* Start Extracted material *

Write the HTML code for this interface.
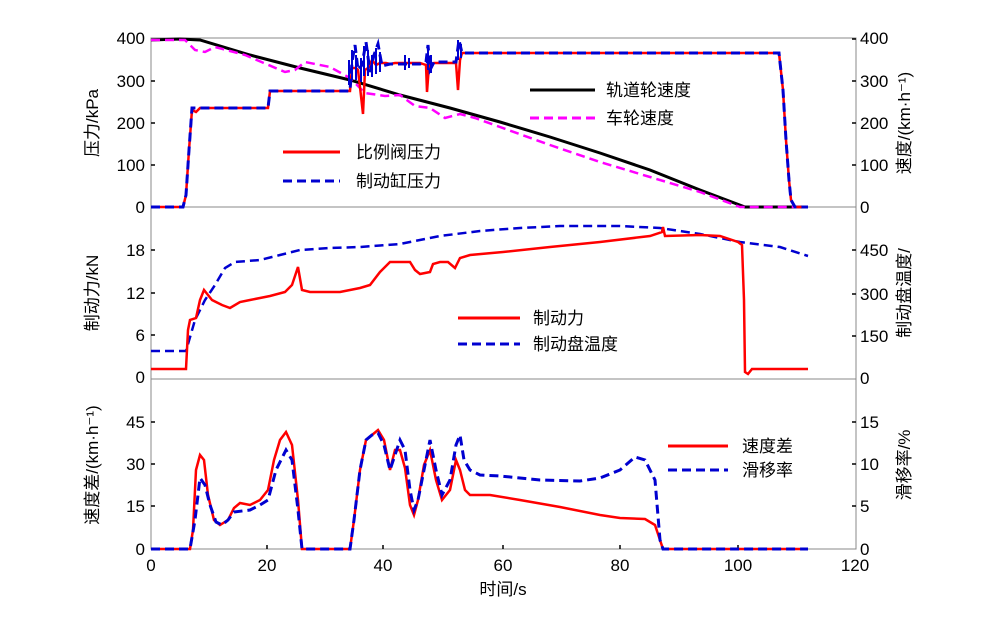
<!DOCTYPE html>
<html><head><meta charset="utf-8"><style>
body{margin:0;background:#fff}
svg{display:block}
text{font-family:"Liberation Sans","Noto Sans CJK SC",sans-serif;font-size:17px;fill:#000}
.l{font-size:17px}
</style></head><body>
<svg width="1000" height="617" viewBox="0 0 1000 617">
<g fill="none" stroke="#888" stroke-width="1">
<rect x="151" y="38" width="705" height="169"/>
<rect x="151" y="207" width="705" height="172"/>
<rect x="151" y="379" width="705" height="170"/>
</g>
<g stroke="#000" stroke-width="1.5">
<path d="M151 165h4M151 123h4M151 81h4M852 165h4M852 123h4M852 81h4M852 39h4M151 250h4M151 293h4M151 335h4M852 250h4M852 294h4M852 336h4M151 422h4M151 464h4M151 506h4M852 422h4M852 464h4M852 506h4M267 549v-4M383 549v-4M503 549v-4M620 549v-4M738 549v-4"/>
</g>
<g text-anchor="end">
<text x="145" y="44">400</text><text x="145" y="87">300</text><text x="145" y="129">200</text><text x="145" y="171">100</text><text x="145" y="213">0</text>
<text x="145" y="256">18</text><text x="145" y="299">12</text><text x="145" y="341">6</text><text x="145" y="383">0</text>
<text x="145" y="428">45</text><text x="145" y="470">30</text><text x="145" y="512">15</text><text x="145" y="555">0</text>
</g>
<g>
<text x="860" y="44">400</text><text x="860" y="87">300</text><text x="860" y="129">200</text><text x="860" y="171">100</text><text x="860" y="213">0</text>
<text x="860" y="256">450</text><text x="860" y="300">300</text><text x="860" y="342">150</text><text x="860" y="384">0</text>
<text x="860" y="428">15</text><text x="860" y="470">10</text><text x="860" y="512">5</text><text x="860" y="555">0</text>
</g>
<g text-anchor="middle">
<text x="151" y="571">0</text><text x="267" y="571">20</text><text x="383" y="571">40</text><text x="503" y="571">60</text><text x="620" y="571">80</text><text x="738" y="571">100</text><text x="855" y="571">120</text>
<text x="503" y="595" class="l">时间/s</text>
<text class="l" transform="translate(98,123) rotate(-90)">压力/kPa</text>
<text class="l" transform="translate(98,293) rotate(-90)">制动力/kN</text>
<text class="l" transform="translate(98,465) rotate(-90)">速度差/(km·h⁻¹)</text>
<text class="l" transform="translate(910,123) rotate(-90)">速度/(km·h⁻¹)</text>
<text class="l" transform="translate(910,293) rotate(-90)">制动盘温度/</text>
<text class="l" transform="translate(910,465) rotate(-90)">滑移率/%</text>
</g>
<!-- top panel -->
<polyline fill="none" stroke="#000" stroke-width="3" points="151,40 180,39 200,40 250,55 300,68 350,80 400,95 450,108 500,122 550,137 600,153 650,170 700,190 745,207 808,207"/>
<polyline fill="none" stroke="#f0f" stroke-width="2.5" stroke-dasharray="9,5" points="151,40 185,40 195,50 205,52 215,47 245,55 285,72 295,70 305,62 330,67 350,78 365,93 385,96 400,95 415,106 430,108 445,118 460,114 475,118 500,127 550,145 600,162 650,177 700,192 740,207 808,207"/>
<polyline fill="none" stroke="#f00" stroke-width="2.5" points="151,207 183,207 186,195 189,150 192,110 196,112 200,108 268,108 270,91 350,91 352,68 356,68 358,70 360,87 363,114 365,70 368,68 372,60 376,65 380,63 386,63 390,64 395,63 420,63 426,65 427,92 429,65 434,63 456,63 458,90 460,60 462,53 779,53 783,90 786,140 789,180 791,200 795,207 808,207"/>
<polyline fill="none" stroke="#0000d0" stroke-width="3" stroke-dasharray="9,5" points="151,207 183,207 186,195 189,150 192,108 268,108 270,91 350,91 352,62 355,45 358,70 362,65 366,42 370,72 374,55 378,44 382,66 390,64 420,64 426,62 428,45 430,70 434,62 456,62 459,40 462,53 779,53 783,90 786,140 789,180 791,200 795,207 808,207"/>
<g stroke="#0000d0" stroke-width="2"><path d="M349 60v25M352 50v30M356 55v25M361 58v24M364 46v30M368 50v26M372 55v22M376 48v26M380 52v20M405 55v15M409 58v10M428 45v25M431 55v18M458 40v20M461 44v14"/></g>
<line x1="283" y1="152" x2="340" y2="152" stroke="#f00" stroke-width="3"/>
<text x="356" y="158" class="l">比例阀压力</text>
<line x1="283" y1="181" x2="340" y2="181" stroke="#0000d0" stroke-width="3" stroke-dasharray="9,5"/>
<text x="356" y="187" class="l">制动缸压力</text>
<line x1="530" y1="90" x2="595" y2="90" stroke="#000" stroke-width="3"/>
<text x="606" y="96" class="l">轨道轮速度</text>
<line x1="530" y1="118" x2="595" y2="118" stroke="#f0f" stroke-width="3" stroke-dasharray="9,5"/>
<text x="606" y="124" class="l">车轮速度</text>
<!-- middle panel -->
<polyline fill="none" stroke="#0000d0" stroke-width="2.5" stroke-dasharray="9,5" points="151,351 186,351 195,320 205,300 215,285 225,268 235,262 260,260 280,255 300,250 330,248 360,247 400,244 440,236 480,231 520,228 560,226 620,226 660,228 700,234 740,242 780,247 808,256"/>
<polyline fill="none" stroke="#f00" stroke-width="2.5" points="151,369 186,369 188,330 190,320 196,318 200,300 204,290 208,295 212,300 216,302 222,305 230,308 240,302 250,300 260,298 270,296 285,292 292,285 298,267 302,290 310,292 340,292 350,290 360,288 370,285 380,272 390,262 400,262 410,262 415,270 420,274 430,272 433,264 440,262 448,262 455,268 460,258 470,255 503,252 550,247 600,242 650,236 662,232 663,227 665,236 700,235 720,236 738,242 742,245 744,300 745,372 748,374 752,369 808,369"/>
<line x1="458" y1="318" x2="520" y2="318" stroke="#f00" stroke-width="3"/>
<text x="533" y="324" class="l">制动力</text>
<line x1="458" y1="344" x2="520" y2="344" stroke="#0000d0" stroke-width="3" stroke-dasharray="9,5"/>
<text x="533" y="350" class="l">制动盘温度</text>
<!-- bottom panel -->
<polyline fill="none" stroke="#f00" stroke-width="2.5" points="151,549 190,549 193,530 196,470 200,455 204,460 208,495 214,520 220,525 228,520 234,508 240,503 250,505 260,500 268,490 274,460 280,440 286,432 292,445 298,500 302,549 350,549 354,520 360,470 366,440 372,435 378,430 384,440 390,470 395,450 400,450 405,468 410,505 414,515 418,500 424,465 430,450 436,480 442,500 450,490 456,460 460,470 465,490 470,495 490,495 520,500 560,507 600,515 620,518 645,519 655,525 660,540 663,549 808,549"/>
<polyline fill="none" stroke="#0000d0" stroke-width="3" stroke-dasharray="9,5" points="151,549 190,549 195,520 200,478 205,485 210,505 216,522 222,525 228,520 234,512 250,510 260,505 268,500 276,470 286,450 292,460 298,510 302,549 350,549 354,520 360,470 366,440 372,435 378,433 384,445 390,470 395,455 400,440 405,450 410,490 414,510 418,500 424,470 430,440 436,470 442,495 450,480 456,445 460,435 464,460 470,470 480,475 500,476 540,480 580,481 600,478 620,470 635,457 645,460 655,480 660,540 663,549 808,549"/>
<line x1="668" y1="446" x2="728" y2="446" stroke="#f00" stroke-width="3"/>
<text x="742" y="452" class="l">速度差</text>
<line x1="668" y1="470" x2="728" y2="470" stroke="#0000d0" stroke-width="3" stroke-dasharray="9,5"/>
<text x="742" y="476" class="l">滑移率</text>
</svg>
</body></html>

* End Extracted material *
* Start Extracted material *

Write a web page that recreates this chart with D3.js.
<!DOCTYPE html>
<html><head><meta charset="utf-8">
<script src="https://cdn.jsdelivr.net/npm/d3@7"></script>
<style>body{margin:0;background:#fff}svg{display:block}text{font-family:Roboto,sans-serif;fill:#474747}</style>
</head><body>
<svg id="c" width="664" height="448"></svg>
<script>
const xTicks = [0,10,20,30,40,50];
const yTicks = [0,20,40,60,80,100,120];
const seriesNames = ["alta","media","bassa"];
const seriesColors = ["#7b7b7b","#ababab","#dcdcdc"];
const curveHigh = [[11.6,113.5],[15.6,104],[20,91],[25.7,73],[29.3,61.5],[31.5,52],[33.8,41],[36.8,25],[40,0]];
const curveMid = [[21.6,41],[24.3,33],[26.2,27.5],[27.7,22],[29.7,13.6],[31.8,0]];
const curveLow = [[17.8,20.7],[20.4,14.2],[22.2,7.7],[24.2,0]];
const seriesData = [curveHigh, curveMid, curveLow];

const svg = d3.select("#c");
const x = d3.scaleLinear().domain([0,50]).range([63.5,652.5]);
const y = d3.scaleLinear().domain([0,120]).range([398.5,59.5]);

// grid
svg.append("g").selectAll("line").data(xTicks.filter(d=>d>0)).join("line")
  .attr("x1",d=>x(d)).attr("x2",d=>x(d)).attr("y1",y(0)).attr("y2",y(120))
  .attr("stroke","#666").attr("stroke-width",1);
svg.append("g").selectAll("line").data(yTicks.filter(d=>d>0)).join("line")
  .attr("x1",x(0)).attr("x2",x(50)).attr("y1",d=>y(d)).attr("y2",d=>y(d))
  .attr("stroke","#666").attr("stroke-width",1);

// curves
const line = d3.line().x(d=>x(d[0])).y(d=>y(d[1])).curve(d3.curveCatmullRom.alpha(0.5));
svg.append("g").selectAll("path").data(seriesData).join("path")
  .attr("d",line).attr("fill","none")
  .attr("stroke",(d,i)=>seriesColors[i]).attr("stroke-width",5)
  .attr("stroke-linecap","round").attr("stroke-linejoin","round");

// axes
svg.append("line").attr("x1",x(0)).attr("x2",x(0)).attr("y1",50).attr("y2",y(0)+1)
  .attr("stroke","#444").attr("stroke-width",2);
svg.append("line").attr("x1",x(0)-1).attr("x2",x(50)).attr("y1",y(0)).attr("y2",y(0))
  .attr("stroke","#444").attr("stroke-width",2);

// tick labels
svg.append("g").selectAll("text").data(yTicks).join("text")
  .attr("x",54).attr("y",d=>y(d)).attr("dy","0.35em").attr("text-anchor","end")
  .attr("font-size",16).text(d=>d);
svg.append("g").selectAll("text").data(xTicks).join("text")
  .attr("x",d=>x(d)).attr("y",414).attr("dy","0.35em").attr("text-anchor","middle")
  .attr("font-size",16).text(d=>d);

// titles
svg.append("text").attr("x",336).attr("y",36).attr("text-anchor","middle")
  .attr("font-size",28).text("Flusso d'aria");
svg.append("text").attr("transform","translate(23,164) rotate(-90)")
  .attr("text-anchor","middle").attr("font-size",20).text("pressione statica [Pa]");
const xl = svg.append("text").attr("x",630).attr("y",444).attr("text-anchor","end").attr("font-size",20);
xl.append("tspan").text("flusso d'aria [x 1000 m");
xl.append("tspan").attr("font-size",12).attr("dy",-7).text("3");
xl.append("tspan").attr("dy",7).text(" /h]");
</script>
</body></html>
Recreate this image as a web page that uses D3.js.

* End Extracted material *
* Start Extracted material *

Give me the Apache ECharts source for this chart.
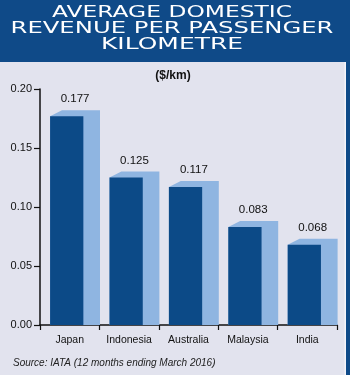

* End Extracted material *

Exercise requirements:
From the listing above, pick out every line containing "that".

Exercise result:
Write a web page that recreates this chart with D3.js.
Recreate this image as a web page that uses D3.js.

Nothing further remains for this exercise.